5. Le jeu des présomptions
En dehors des écrits formels, certaines présomptions peuvent contribuer à établir la réalité du paiement de la prime : possession d’une quittance, mention du règlement sur le registre tenu par l’agent général, ou encore débit correspondant sur le relevé bancaire de l’assuré. Mais la jurisprudence s’avère ici particulièrement stricte.
Dans un arrêt du 23 octobre 1984, la Cour de cassation a rejeté le pourvoi d’un assuré qui invoquait la détention d’une attestation d’assurance délivrée pour la période considérée afin de prouver qu’il avait bien réglé la prime correspondante (Cass. 1re civ., 23 oct. 1984, n° 83-12.856). La Haute juridiction rappelle avec fermeté que l’attestation d’assurance, même si elle emporte présomption de garantie, « n’établit pas le paiement de la prime ». Autrement dit, la simple existence de ce document ne saurait suffire à renverser la charge de la preuve posée par l’article 1353 du Code civil (ancien art. 1315).

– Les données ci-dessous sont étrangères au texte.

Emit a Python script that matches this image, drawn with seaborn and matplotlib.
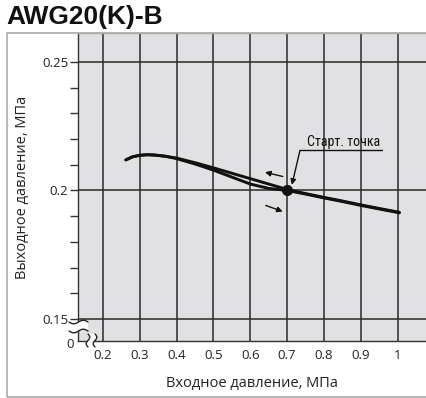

Il en résulte que les éléments matériels ou circonstanciés invoqués par l’assuré ne valent tout au plus que commencements de preuve, qu’il lui appartient de corroborer par d’autres moyens extérieurs et convergents. Faute de tels éléments complémentaires, les juridictions retiennent l’absence de preuve du règlement et déclarent l’assuré toujours redevable de la prime litigieuse.